/---

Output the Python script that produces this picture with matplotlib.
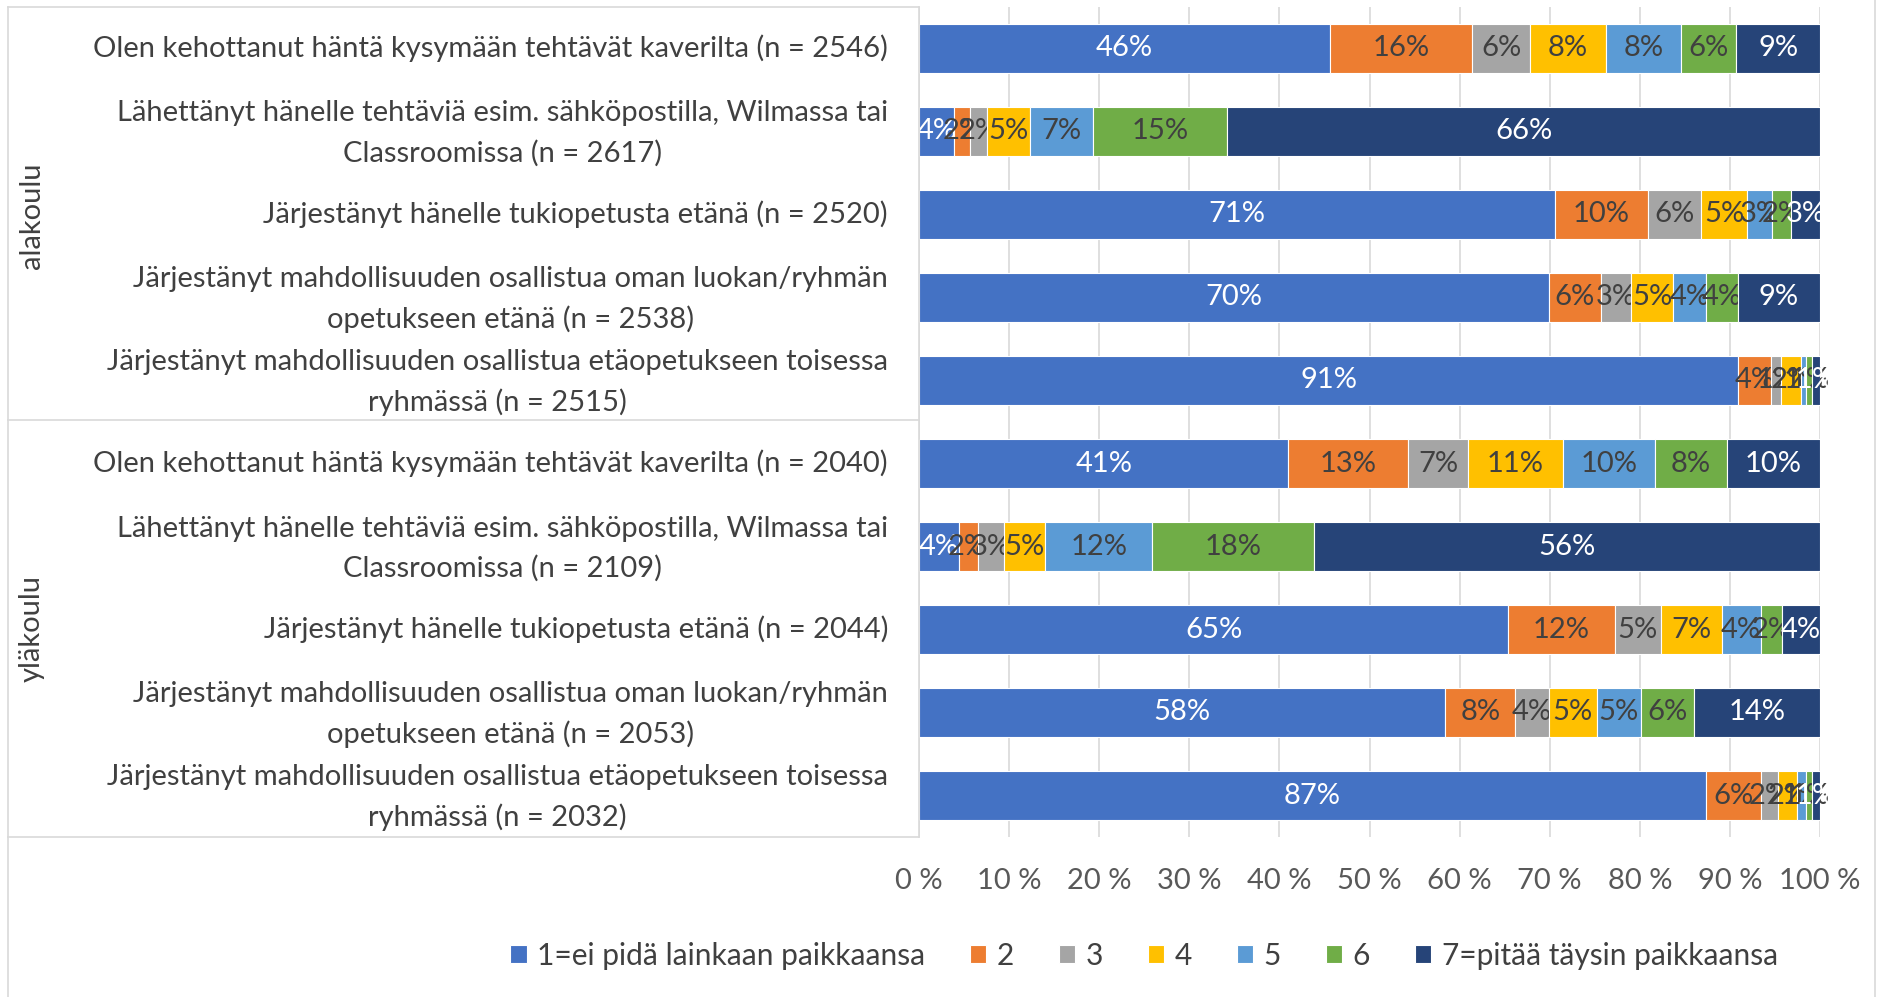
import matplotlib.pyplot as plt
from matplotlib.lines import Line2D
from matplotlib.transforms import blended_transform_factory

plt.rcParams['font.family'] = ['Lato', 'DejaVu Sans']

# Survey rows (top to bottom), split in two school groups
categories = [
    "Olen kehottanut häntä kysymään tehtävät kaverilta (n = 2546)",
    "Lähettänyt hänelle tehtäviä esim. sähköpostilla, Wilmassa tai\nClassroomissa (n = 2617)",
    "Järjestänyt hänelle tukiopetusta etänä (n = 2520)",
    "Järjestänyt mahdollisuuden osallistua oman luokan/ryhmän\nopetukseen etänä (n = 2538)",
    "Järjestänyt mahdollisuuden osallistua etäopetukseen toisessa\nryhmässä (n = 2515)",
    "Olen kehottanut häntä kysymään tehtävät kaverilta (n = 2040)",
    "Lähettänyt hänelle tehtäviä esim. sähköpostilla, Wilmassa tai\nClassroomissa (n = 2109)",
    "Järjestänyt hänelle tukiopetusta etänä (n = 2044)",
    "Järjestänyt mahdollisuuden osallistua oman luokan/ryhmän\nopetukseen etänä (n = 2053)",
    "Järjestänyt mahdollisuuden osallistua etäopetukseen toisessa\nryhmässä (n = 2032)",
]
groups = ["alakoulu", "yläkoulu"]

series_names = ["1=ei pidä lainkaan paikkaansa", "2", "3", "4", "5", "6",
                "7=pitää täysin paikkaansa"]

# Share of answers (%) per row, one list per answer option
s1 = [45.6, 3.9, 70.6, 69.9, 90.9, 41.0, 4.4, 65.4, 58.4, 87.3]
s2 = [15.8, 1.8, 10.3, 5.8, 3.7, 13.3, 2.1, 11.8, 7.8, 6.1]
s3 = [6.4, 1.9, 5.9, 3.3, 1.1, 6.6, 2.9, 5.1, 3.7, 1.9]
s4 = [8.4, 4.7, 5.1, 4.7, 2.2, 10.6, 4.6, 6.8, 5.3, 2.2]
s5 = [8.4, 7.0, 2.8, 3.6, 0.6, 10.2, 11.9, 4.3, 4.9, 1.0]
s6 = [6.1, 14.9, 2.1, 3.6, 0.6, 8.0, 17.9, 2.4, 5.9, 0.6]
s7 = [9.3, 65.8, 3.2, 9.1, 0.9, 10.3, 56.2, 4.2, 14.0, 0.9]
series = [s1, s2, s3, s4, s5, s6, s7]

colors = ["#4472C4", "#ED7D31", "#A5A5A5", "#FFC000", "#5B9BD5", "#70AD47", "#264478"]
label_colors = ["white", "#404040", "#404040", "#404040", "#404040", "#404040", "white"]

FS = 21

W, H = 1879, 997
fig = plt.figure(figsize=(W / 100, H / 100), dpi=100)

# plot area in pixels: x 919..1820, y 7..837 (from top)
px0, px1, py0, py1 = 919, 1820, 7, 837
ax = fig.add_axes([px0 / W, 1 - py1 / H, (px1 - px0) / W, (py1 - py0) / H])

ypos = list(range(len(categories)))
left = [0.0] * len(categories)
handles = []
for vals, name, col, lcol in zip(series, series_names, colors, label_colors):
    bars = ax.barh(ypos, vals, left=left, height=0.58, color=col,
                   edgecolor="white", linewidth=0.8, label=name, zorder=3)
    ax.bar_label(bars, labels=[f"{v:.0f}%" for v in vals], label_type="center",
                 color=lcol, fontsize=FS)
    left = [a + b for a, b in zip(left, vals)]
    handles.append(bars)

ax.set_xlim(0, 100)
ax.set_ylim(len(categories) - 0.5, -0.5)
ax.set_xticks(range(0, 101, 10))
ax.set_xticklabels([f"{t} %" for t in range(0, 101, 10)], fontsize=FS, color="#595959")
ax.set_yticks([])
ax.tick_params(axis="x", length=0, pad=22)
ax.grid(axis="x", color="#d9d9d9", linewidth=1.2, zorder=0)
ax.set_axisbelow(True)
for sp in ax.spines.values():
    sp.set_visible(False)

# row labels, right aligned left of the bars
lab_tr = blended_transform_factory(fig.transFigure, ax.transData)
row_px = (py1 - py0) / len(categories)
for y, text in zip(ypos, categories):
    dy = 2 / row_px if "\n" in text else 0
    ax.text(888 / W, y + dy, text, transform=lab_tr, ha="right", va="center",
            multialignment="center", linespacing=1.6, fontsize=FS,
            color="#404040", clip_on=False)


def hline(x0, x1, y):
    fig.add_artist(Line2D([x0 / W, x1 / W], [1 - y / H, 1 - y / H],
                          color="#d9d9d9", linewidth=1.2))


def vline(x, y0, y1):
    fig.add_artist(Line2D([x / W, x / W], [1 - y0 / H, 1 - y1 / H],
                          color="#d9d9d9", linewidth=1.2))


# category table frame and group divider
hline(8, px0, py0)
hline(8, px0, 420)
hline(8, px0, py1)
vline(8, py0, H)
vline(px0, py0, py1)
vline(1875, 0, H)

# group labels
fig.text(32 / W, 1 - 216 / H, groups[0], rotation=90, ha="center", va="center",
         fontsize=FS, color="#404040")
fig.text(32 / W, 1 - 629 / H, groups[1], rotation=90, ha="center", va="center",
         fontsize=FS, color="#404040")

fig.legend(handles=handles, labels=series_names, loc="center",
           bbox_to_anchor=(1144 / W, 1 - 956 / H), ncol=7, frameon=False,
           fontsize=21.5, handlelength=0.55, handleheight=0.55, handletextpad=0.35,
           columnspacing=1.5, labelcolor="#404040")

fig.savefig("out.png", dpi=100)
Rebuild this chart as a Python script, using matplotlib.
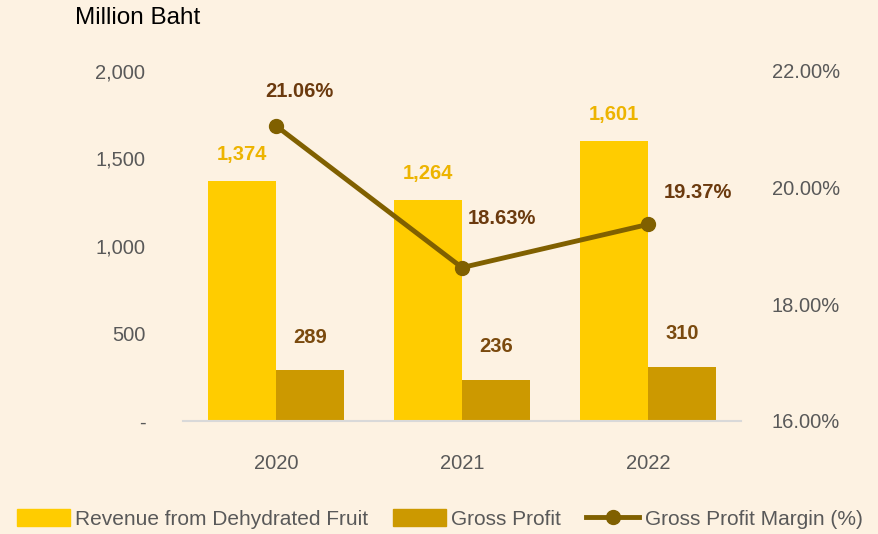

\---

## Exercise brief
Copy the data character for character, but drop all pictures from the copy.

## Output below
Output the Python script that produces this picture with matplotlib.
import matplotlib.pyplot as plt
from matplotlib.lines import Line2D
from matplotlib.transforms import blended_transform_factory

plt.rcParams['font.family'] = ['Lato', 'DejaVu Sans']

# Survey rows (top to bottom), split in two school groups
categories = [
    "Olen kehottanut häntä kysymään tehtävät kaverilta (n = 2546)",
    "Lähettänyt hänelle tehtäviä esim. sähköpostilla, Wilmassa tai\nClassroomissa (n = 2617)",
    "Järjestänyt hänelle tukiopetusta etänä (n = 2520)",
    "Järjestänyt mahdollisuuden osallistua oman luokan/ryhmän\nopetukseen etänä (n = 2538)",
    "Järjestänyt mahdollisuuden osallistua etäopetukseen toisessa\nryhmässä (n = 2515)",
    "Olen kehottanut häntä kysymään tehtävät kaverilta (n = 2040)",
    "Lähettänyt hänelle tehtäviä esim. sähköpostilla, Wilmassa tai\nClassroomissa (n = 2109)",
    "Järjestänyt hänelle tukiopetusta etänä (n = 2044)",
    "Järjestänyt mahdollisuuden osallistua oman luokan/ryhmän\nopetukseen etänä (n = 2053)",
    "Järjestänyt mahdollisuuden osallistua etäopetukseen toisessa\nryhmässä (n = 2032)",
]
groups = ["alakoulu", "yläkoulu"]

series_names = ["1=ei pidä lainkaan paikkaansa", "2", "3", "4", "5", "6",
                "7=pitää täysin paikkaansa"]

# Share of answers (%) per row, one list per answer option
s1 = [45.6, 3.9, 70.6, 69.9, 90.9, 41.0, 4.4, 65.4, 58.4, 87.3]
s2 = [15.8, 1.8, 10.3, 5.8, 3.7, 13.3, 2.1, 11.8, 7.8, 6.1]
s3 = [6.4, 1.9, 5.9, 3.3, 1.1, 6.6, 2.9, 5.1, 3.7, 1.9]
s4 = [8.4, 4.7, 5.1, 4.7, 2.2, 10.6, 4.6, 6.8, 5.3, 2.2]
s5 = [8.4, 7.0, 2.8, 3.6, 0.6, 10.2, 11.9, 4.3, 4.9, 1.0]
s6 = [6.1, 14.9, 2.1, 3.6, 0.6, 8.0, 17.9, 2.4, 5.9, 0.6]
s7 = [9.3, 65.8, 3.2, 9.1, 0.9, 10.3, 56.2, 4.2, 14.0, 0.9]
series = [s1, s2, s3, s4, s5, s6, s7]

colors = ["#4472C4", "#ED7D31", "#A5A5A5", "#FFC000", "#5B9BD5", "#70AD47", "#264478"]
label_colors = ["white", "#404040", "#404040", "#404040", "#404040", "#404040", "white"]

FS = 21

W, H = 1879, 997
fig = plt.figure(figsize=(W / 100, H / 100), dpi=100)

# plot area in pixels: x 919..1820, y 7..837 (from top)
px0, px1, py0, py1 = 919, 1820, 7, 837
ax = fig.add_axes([px0 / W, 1 - py1 / H, (px1 - px0) / W, (py1 - py0) / H])

ypos = list(range(len(categories)))
left = [0.0] * len(categories)
handles = []
for vals, name, col, lcol in zip(series, series_names, colors, label_colors):
    bars = ax.barh(ypos, vals, left=left, height=0.58, color=col,
                   edgecolor="white", linewidth=0.8, label=name, zorder=3)
    ax.bar_label(bars, labels=[f"{v:.0f}%" for v in vals], label_type="center",
                 color=lcol, fontsize=FS)
    left = [a + b for a, b in zip(left, vals)]
    handles.append(bars)

ax.set_xlim(0, 100)
ax.set_ylim(len(categories) - 0.5, -0.5)
ax.set_xticks(range(0, 101, 10))
ax.set_xticklabels([f"{t} %" for t in range(0, 101, 10)], fontsize=FS, color="#595959")
ax.set_yticks([])
ax.tick_params(axis="x", length=0, pad=22)
ax.grid(axis="x", color="#d9d9d9", linewidth=1.2, zorder=0)
ax.set_axisbelow(True)
for sp in ax.spines.values():
    sp.set_visible(False)

# row labels, right aligned left of the bars
lab_tr = blended_transform_factory(fig.transFigure, ax.transData)
row_px = (py1 - py0) / len(categories)
for y, text in zip(ypos, categories):
    dy = 2 / row_px if "\n" in text else 0
    ax.text(888 / W, y + dy, text, transform=lab_tr, ha="right", va="center",
            multialignment="center", linespacing=1.6, fontsize=FS,
            color="#404040", clip_on=False)


def hline(x0, x1, y):
    fig.add_artist(Line2D([x0 / W, x1 / W], [1 - y / H, 1 - y / H],
                          color="#d9d9d9", linewidth=1.2))


def vline(x, y0, y1):
    fig.add_artist(Line2D([x / W, x / W], [1 - y0 / H, 1 - y1 / H],
                          color="#d9d9d9", linewidth=1.2))


# category table frame and group divider
hline(8, px0, py0)
hline(8, px0, 420)
hline(8, px0, py1)
vline(8, py0, H)
vline(px0, py0, py1)
vline(1875, 0, H)

# group labels
fig.text(32 / W, 1 - 216 / H, groups[0], rotation=90, ha="center", va="center",
         fontsize=FS, color="#404040")
fig.text(32 / W, 1 - 629 / H, groups[1], rotation=90, ha="center", va="center",
         fontsize=FS, color="#404040")

fig.legend(handles=handles, labels=series_names, loc="center",
           bbox_to_anchor=(1144 / W, 1 - 956 / H), ncol=7, frameon=False,
           fontsize=21.5, handlelength=0.55, handleheight=0.55, handletextpad=0.35,
           columnspacing=1.5, labelcolor="#404040")

fig.savefig("out.png", dpi=100)
Rebuild this chart as a Python script, using matplotlib.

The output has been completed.